Contemplations
Lecture musicale
Victor Hugo
UNE FORCE DE VIE
Il est fougueux, audacieux, révolté, accusateur... mais aussi, amoureux, passionné, émerveillé... ou encore, recueilli, absorbé, méditatif. Il est à la fois tout cela, à mes yeux. Oui, je parle bien de l’auteur des Contemplations, appelons-le Victor. Et c’est à dessein que j’utilise le temps présent pour le décrire, car cette présence jaillit de ses vers, de ses paroles, comme si sa voix nous atteignait, comme s’il avait écrit cela aujourd’hui, pour nous, pour chacun de nous.
Son grand sujet, c’est l’Homme. L’humain, dans son grand écart entre vertu et barbarie, l’humain face au mystère de notre univers. Il est troublant de constater à quel point les thèmes qui émanent de sa poésie font écho à notre temps mais aussi combien ils touchent à l’intemporel.
Victor est un amoureux passionné, il connaîtra beaucoup de femmes et en aimera certaines avec ferveur. Mais le poète est également en amour avec la Nature. Pour lui, animaux, plantes et planètes, sont animés. Et à travers toutes ces entités qu’il chérie, il trouve comme un lien avec ce mystère qui l’attire et qu’il nomme Dieu. Cet état contemplatif le fait se jeter à corps perdu dans le vide, dans l’infini, ou comme dans un torrent afin d’être emporté et pour en revenir afin d’en être le rapporteur. Par sa poésie, pour nous, il donne la parole à la Nature pour qu’elle témoigne, pour qu’elle chante sa vertu, sa sagesse. Une parole d’une extrême modernité.
Jusqu’à son dernier souffle, Victor ne cessera de questionner la condition humaine, s’adressant tantôt à ses lecteurs, tantôt au monde politique, quand ce n’est pas à Dieu lui-même, l’interpellant avec respect mais non sans véhémence, et lui criant Pourquoi ? Oui, pourquoi tant d’injustice ? tant de misère dans le monde des hommes ? Et tout en dénonçant la bassesse des grands, les abus, les inégalités, la cruauté, la médiocrité, le poète proclame la grandeur du petit. De tendance royaliste au début de sa vie, sa prise de conscience humaniste et sociale est impressionnante. Elle le fera s’engager politiquement pour défendre et revendiquer les droits des plus humbles, prenant résolument le parti de l’enfant, du pauvre, du délaissé, de l’humilié, du condamné. Il proclame haut et fort le droit pour tous à la dignité, à la liberté. Il va contre le vent, marchant obstinément, tombant et se relevant, trouvant sa force dans cet idéal qui le porte et l’anime. Car la grandeur n’est pas là où l’on croit, nous dit-il. Victor nous invite à assumer notre petitesse au sein de l’univers, à cette humilité qui est lumière, qui est chemin. Tel un berger tenant son fanal, il éclaire les âmes dans la nuit de nos aveuglements. Encore aujourd’hui, oui.

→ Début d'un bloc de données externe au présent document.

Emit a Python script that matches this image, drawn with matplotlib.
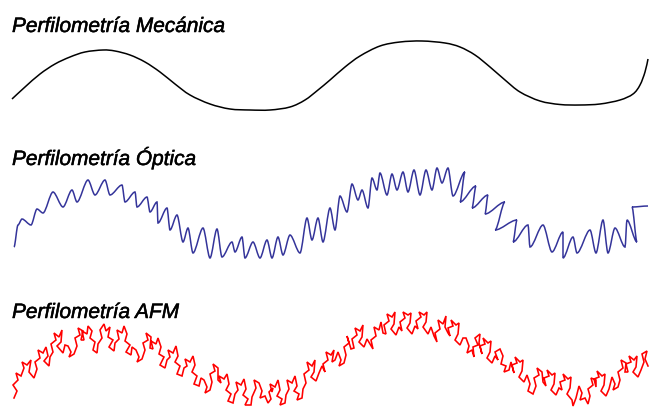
import matplotlib
matplotlib.use("Agg")
import matplotlib.pyplot as plt
import matplotlib.patheffects as pe
from matplotlib.path import Path
from matplotlib.patches import PathPatch

# ---- Data (pixel-like units; y grows downward) ----
titles = ["Perfilometría Mecánica", "Perfilometría Óptica", "Perfilometría AFM"]
title_x = [12, 12, 12]
title_y = [32, 165, 318]

mech_x = [12, 25, 40, 55, 70, 85, 103, 115, 130, 145, 160, 175, 190, 210, 230, 250, 270,
          290, 305, 318, 330, 345, 360, 380, 400, 422, 445, 460, 475, 490, 505, 520, 540,
          560, 580, 600, 620, 633, 640, 645, 648]
mech_y = [99, 87, 74, 64, 57, 52, 50, 51, 55, 62, 72, 84, 95, 104, 109, 110, 110,
          107, 100, 90, 80, 67, 56, 46, 42, 41, 43, 47, 55, 67, 80, 92, 101,
          104.5, 105, 104, 100, 94, 85, 72, 59]

opt_x = [14, 18, 22, 31, 37, 43, 53, 63, 72, 77, 88, 95, 105, 110, 122, 125, 135, 137,
         147, 150, 157, 158, 167, 170, 177, 183, 188, 193, 203, 210, 217, 222, 232, 235,
         242, 245, 253, 260, 267, 272, 278, 283, 290, 300, 307, 312, 318, 323, 330, 335,
         340, 347, 352, 358, 362, 368, 372, 377, 380, 387, 392, 397, 403, 408, 414, 420,
         426, 432, 437, 442, 448, 453, 465, 460, 476, 472, 488, 485, 505, 495, 517, 513,
         528, 530, 543, 552, 563, 563, 573, 577, 590, 596, 603, 608, 615, 625, 627, 637,
         632, 648]
opt_y = [247, 225, 219, 225, 209, 213, 192, 207, 190, 202, 180, 195, 180, 195, 185, 202, 192, 207,
         197, 212, 202, 223, 208, 230, 215, 242, 228, 253, 228, 258, 229, 257, 242, 252,
         237, 258, 242, 258, 240, 258, 237, 255, 235, 253, 218, 240, 218, 242, 208, 230,
         196, 212, 184, 200, 190, 208, 178, 190, 173, 195, 174, 190, 172, 192, 170, 195,
         170, 190, 168, 183, 168, 196, 172, 202, 186, 208, 195, 214, 202, 230, 220, 242,
         225, 247, 225, 252, 232, 258, 237, 253, 230, 253, 220, 253, 228, 247, 220, 242,
         207, 206]

afm_pts = [
    (14, 398), (17, 391), (13, 385), (18, 380), (16, 373), (21, 376), (24, 368), (22, 362),
    (27, 365), (31, 360), (29, 372), (34, 378), (37, 369), (35, 362), (40, 358), (38, 350),
    (43, 353), (46, 347), (48, 356), (44, 361), (49, 366), (50, 357), (53, 352), (51, 344),
    (56, 340), (54, 333), (59, 337), (62, 330), (61, 342), (57, 346), (63, 353), (65, 345),
    (68, 346), (71, 352), (69, 357), (74, 354), (77, 346), (75, 338), (80, 335), (78, 328),
    (83, 331), (81, 340), (84, 340), (82, 331), (87, 334), (88, 326), (92, 331), (90, 338),
    (95, 342), (93, 350), (97, 353), (98, 344), (102, 338), (100, 330), (104, 324), (106, 331),
    (110, 327), (108, 337), (113, 340), (109, 347), (114, 351), (115, 343), (119, 339),
    (117, 330), (122, 333), (124, 326), (127, 334), (125, 341), (130, 345), (126, 352),
    (131, 355), (132, 347), (136, 350), (139, 357), (137, 362), (142, 359), (145, 350),
    (143, 343), (148, 340), (146, 333), (151, 337), (150, 348), (153, 349), (151, 341),
    (156, 344), (158, 338), (161, 347), (159, 354), (164, 357), (160, 365), (165, 368),
    (167, 360), (170, 357), (168, 350), (173, 353), (176, 346), (178, 356), (175, 362),
    (180, 366), (177, 374), (182, 376), (184, 368), (187, 366), (185, 359), (190, 362),
    (193, 356), (195, 365), (192, 372), (197, 376), (194, 384), (199, 386), (201, 378),
    (204, 380), (207, 387), (205, 393), (210, 390), (212, 382), (210, 374), (215, 371),
    (213, 364), (218, 368), (218, 380), (221, 383), (219, 376), (224, 379), (227, 374),
    (229, 384), (226, 390), (231, 394), (228, 401), (233, 403), (235, 394), (238, 390),
    (236, 382), (241, 385), (244, 379), (246, 389), (243, 395), (248, 399), (245, 405),
    (251, 405), (252, 397), (256, 388), (254, 380), (259, 383), (262, 391), (260, 398),
    (265, 396), (268, 403), (271, 399), (269, 392), (273, 388), (272, 392), (270, 384),
    (275, 387), (278, 380), (280, 390), (277, 396), (282, 399), (280, 405), (285, 403),
    (286, 395), (289, 389), (287, 380), (292, 383), (295, 376), (297, 386), (294, 391),
    (299, 394), (297, 400), (302, 398), (303, 389), (306, 383), (304, 374), (309, 370),
    (307, 362), (312, 366), (315, 360), (314, 372), (311, 377), (316, 381), (319, 373),
    (322, 366), (325, 372), (323, 364), (328, 360), (326, 352), (331, 355), (334, 350),
    (332, 362), (335, 360), (338, 352), (341, 360), (339, 366), (344, 363), (346, 355),
    (344, 347), (349, 343), (347, 336), (351, 349), (354, 348), (352, 339), (357, 335),
    (355, 328), (360, 331), (363, 325), (362, 337), (359, 342), (364, 347), (367, 339),
    (370, 344), (373, 349), (371, 340), (376, 336), (374, 327), (379, 330), (381, 322),
    (383, 333), (386, 334), (384, 325), (389, 321), (387, 314), (392, 317), (395, 312),
    (394, 324), (391, 329), (396, 335), (399, 327), (402, 331), (400, 322), (405, 318),
    (403, 312), (408, 315), (411, 313), (410, 323), (407, 328), (412, 334), (415, 326),
    (418, 329), (416, 321), (421, 317), (419, 312), (424, 315), (427, 312), (426, 322),
    (423, 327), (428, 334), (431, 327), (434, 336), (437, 342), (435, 333), (440, 329),
    (438, 320), (443, 324), (446, 316), (445, 327), (448, 333), (450, 336), (448, 328),
    (453, 326), (451, 320), (456, 325), (459, 323), (458, 334), (455, 340), (460, 345),
    (463, 338), (466, 338), (469, 346), (467, 353), (472, 350), (474, 357), (473, 347),
    (478, 345), (475, 338), (480, 334), (479, 343), (482, 354), (480, 346), (485, 344),
    (483, 338), (488, 343), (491, 341), (490, 352), (487, 358), (492, 363), (495, 356),
    (498, 360), (495, 352), (500, 349), (503, 356), (501, 364), (506, 366), (504, 372),
    (509, 370), (511, 362), (514, 373), (512, 365), (517, 363), (515, 357), (520, 362),
    (523, 360), (522, 371), (519, 377), (524, 382), (527, 375), (530, 384), (528, 391),
    (533, 394), (536, 386), (534, 378), (539, 375), (537, 368), (542, 372), (543, 382),
    (546, 386), (544, 378), (549, 376), (547, 370), (552, 375), (555, 373), (554, 384),
    (551, 390), (556, 395), (559, 388), (562, 390), (560, 382), (565, 380), (563, 374),
    (568, 379), (571, 377), (570, 388), (567, 394), (572, 400), (573, 406), (576, 398),
    (579, 386), (582, 393), (580, 400), (585, 398), (588, 404), (590, 396), (588, 389),
    (593, 385), (591, 378), (596, 380), (596, 387), (594, 379), (599, 377), (597, 371),
    (602, 376), (605, 374), (604, 385), (601, 391), (606, 396), (609, 389), (612, 377),
    (615, 384), (613, 390), (618, 387), (620, 380), (618, 372), (623, 368), (621, 360),
    (626, 363), (625, 372), (628, 372), (626, 364), (631, 362), (629, 356), (634, 360),
    (637, 356), (636, 367), (633, 372), (638, 377), (641, 370), (644, 362), (642, 354),
    (647, 351), (645, 359), (648, 366),
]
afm_x = [p[0] for p in afm_pts]
afm_y = [p[1] for p in afm_pts]


def smooth_path(xs, ys, mode="catmull", k=0.3):
    """Build a Bezier path passing through the given points (rendering only)."""
    pts = list(zip(xs, ys))
    verts = [pts[0]]
    codes = [Path.MOVETO]
    n = len(pts)
    for i in range(n - 1):
        p0 = pts[i - 1] if i > 0 else pts[i]
        p1 = pts[i]
        p2 = pts[i + 1]
        p3 = pts[i + 2] if i + 2 < n else pts[i + 1]
        if mode == "catmull":
            c1 = (p1[0] + (p2[0] - p0[0]) / 6.0, p1[1] + (p2[1] - p0[1]) / 6.0)
            c2 = (p2[0] - (p3[0] - p1[0]) / 6.0, p2[1] - (p3[1] - p1[1]) / 6.0)
        else:  # horizontal tangents at extrema
            dx = p2[0] - p1[0]
            c1 = (p1[0] + dx * k, p1[1])
            c2 = (p2[0] - dx * k, p2[1])
        verts += [c1, c2, p2]
        codes += [Path.CURVE4] * 3
    return Path(verts, codes)


# ---- Figure ----
W, H = 649, 407
fig = plt.figure(figsize=(W / 100, H / 100), dpi=100)
ax = fig.add_axes([0, 0, 1, 1])
ax.set_xlim(0, W)
ax.set_ylim(H, 0)
ax.axis("off")

ax.add_patch(PathPatch(smooth_path(mech_x, mech_y, "catmull"), fill=False,
                       edgecolor="black", lw=1.1))
ax.add_patch(PathPatch(smooth_path(opt_x, opt_y, "flat", 0.3), fill=False,
                       edgecolor="#34349a", lw=1.1))
ax.plot(afm_x, afm_y, color="#ff0000", lw=1.15, solid_joinstyle="miter")

for t, x, y in zip(titles, title_x, title_y):
    ax.text(x, y, t, fontsize=15, fontstyle="italic", family="Liberation Sans",
            va="baseline", ha="left", color="black",
            path_effects=[pe.withStroke(linewidth=0.35, foreground="black")])

fig.savefig("out.png", dpi=100)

Parmi ses multiples combats, il y a aussi celui qui défend et revendique une langue dépoussiérée, désengluée de son formalisme, de sa tradition, une langue libérée. En cela aussi, Victor poursuit son combat pour plus de liberté, plus de vérité. Il est vaillant, provocateur, ironique, se traitant lui-même de terroriste, de révolutionnaire, de dévastateur du grand ABCD. Ce combat, nourri de désobéissance et de provocation fait de lui le précurseur d’une littérature moderne.
Mais Les Contemplations sont aussi l’œuvre d’un homme meurtri par la mort brutale de sa fille aînée, Léopoldine, et par un exil politique qui devra durer dix-neuf ans. C’est au cours de cette période qu’il écrit ce recueil de poèmes, qui est symboliquement divisé en deux grandes parties pour figurer la tragédie de la disparition. Les titres donnés à ces parties sont parlants, Autrefois et Aujourd’hui, l’avant et l’après Léopoldine.
Oui, ces vers sont ceux d’un homme en proie à la douleur. Néanmoins, même si Victor nous dit en préambule que ce livre est celui d’un mort, chacun de ses vers, chacun de se mots contiennent et expriment une inépuisable force de vie.